You can see visually that the compressed Barth decic meets the 2-sphere in 10 great circles. To see this mathematically, we can take the equation for the Barth decic and set \(w = 0\):

$$ \begin{array}{c} (x^2 – \Phi^4 y^2) (y^2 – \Phi^4 z^2) (z^2 – \Phi^4 x^2) \left( x^4 + y^4 + z^4 – 2 x^2 y^2 – 2 x^2 z^2 – 2 y^2 z^2\right) = 0 \end{array} $$

This factors into 10 linear functions:

$$ (x – \Phi^2 y)(x + \Phi^2 y)(y – \Phi^2 z)(y + \Phi^2 z)(z – \Phi^2 x)(z + \Phi^2 x)(x-y-z)(x+y-z)(x-y+z)(x+y+z) = 0 $$

Each of these defines a plane in $\mathbb{R}^3$ whose intersection with the unit 2-sphere is one of the 10 great circles. These 10 great circles are orthogonal to the lines going through the opposite corners of a regular dodecahedron:

You can see 5 double points in each face of the dodecahedron and 1 at the midpoint of each edge, for a total of \(5 \times 12 + 30 = 90\). However, antipodal points on the sphere count as the same point at infinity, so we get a total of \(90/2 = 45\) double points at infinity.

For more related pictures see:

• Abdelaziz Nait Merzouk, Barth decic and dodecahedron.

It is worth comparing the Barth sextic:

• Barth sextic.

The group of rotation and reflection symmetries of an icosahedron, \(\mathrm{A}_5 \times \mathbb{Z}/2\), acts as symmetries of both the Barth sextic and the Barth decic.

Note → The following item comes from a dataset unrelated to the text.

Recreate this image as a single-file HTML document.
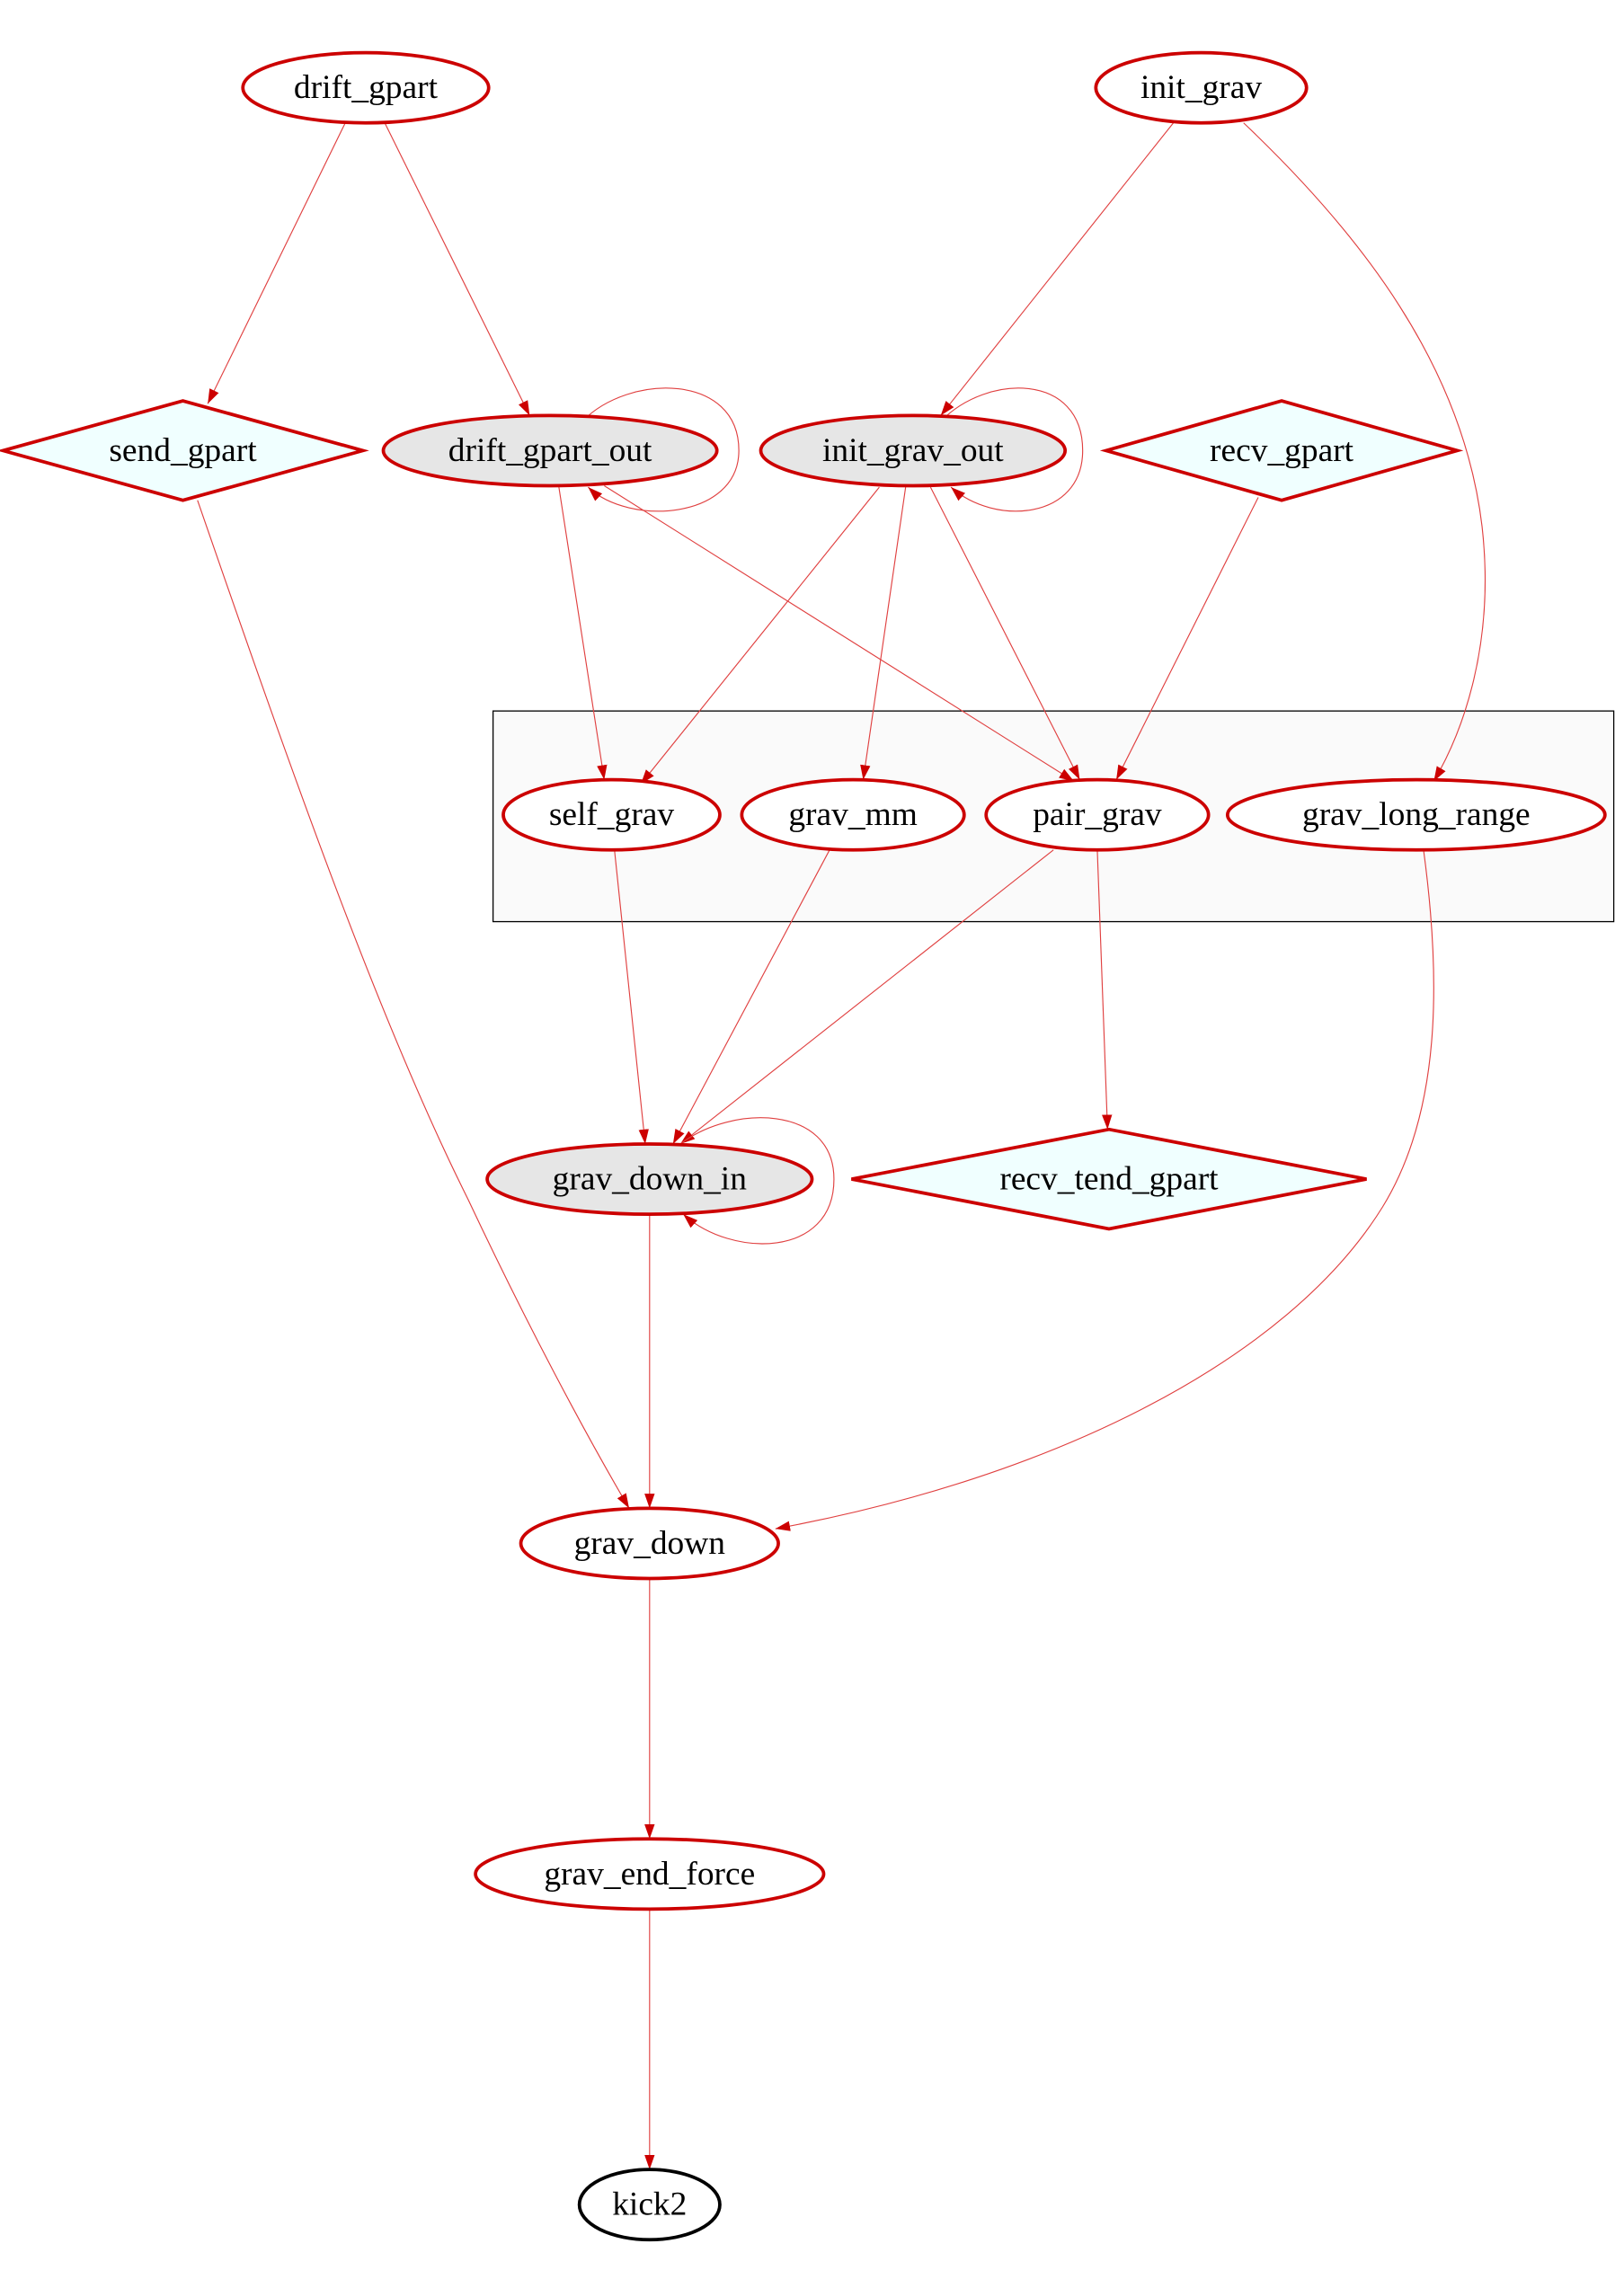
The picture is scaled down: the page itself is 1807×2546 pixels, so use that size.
<!DOCTYPE html>
<html><head><meta charset="utf-8"><style>
html,body{margin:0;padding:0;background:#fff;}
svg{display:block;}
text{font-family:"Liberation Serif",serif;font-size:23px;text-anchor:middle;dominant-baseline:central;fill:#000;}
.n{stroke:#cc0000;stroke-width:2.3;}
.e{stroke:#e04040;stroke-width:0.7;fill:none;marker-end:url(#a);}
</style></head><body>
<svg width="1807" height="2546" viewBox="0 0 1110 1564" preserveAspectRatio="none" xmlns="http://www.w3.org/2000/svg">
<defs><marker id="a" viewBox="0 0 10 10" refX="10" refY="5" markerWidth="10" markerHeight="10" markerUnits="userSpaceOnUse" orient="auto"><path d="M0,1.5 L10,5 L0,8.5 z" fill="#cc0000"/></marker></defs>
<rect x="337" y="486" width="766" height="144" fill="#fafafa" stroke="#000" stroke-width="0.8"/>
<path class="e" d="M236,84 L142,276"/>
<path class="e" d="M263,84 L362,284"/>
<path class="e" d="M398,288 C430,255 505,255 505,308 C505,355 430,360 402,333"/>
<path class="e" d="M382,333 L413,533"/>
<path class="e" d="M413,332 L734,534"/>
<path class="e" d="M802,84 L643,284"/>
<path class="e" d="M850,84 C930,160 1000,250 1013,360 C1022,440 1000,500 980,534"/>
<path class="e" d="M643,288 C675,255 740,255 740,308 C740,355 680,360 650,333"/>
<path class="e" d="M601,333 L438,536"/>
<path class="e" d="M619,333 L590,533"/>
<path class="e" d="M636,333 L738,533"/>
<path class="e" d="M860,340 L763,533"/>
<path class="e" d="M135,342 C200,530 260,700 320,820 C360,905 400,980 430,1031"/>
<path class="e" d="M420,581 L441,782"/>
<path class="e" d="M567,581 L460,782"/>
<path class="e" d="M720,581 L465,782"/>
<path class="e" d="M750,581 L757,772"/>
<path class="e" d="M465,782 C500,755 570,755 570,806 C570,860 500,860 467,830"/>
<path class="e" d="M444,830 L444,1031"/>
<path class="e" d="M973,581 C985,670 985,760 945,825 C880,930 720,1010 530,1045"/>
<path class="e" d="M444,1079 L444,1257"/>
<path class="e" d="M444,1305 L444,1483"/>
<ellipse class="n" cx="250" cy="60" rx="84" ry="24" fill="#fff"/><text x="250" y="60">drift_gpart</text>
<ellipse class="n" cx="821" cy="60" rx="72" ry="24" fill="#fff"/><text x="821" y="60">init_grav</text>
<polygon class="n" points="2,308 125,274 248,308 125,342" fill="#f0ffff"/><text x="125" y="308">send_gpart</text>
<ellipse class="n" cx="376" cy="308" rx="114" ry="24" fill="#e6e6e6"/><text x="376" y="308">drift_gpart_out</text>
<ellipse class="n" cx="624" cy="308" rx="104" ry="24" fill="#e6e6e6"/><text x="624" y="308">init_grav_out</text>
<polygon class="n" points="756,308 876,274 996,308 876,342" fill="#f0ffff"/><text x="876" y="308">recv_gpart</text>
<ellipse class="n" cx="418" cy="557" rx="74" ry="24" fill="#fff"/><text x="418" y="557">self_grav</text>
<ellipse class="n" cx="583" cy="557" rx="76" ry="24" fill="#fff"/><text x="583" y="557">grav_mm</text>
<ellipse class="n" cx="750" cy="557" rx="76" ry="24" fill="#fff"/><text x="750" y="557">pair_grav</text>
<ellipse class="n" cx="968" cy="557" rx="129" ry="24" fill="#fff"/><text x="968" y="557">grav_long_range</text>
<ellipse class="n" cx="444" cy="806" rx="111" ry="24" fill="#e6e6e6"/><text x="444" y="806">grav_down_in</text>
<polygon class="n" points="582,806 758,772 934,806 758,840" fill="#f0ffff"/><text x="758" y="806">recv_tend_gpart</text>
<ellipse class="n" cx="444" cy="1055" rx="88" ry="24" fill="#fff"/><text x="444" y="1055">grav_down</text>
<ellipse class="n" cx="444" cy="1281" rx="119" ry="24" fill="#fff"/><text x="444" y="1281">grav_end_force</text>
<ellipse cx="444" cy="1507" rx="48" ry="24" fill="#fff" stroke="#000" stroke-width="2.3"/><text x="444" y="1507">kick2</text>
</svg>
</body></html>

Barth introduced these surfaces here:

• Wolf Barth, Two projective surfaces with many nodes, admitting the symmetries of the icosahedron, *Journal of Algebraic Geometry* **5** (1994), 173–186.

Ordinary double points are also known as **nodes**. In 1984, Miyaoka proved that a decic surface in $\mathbb{C}\mathrm{P}^3$ with only rational double points can have at most 360 such points:

• Y. Miyaoka, The maximal number of quotient singularities on surfaces with given numerical invariants, *Math. Ann.* **268** (1984), 159–171.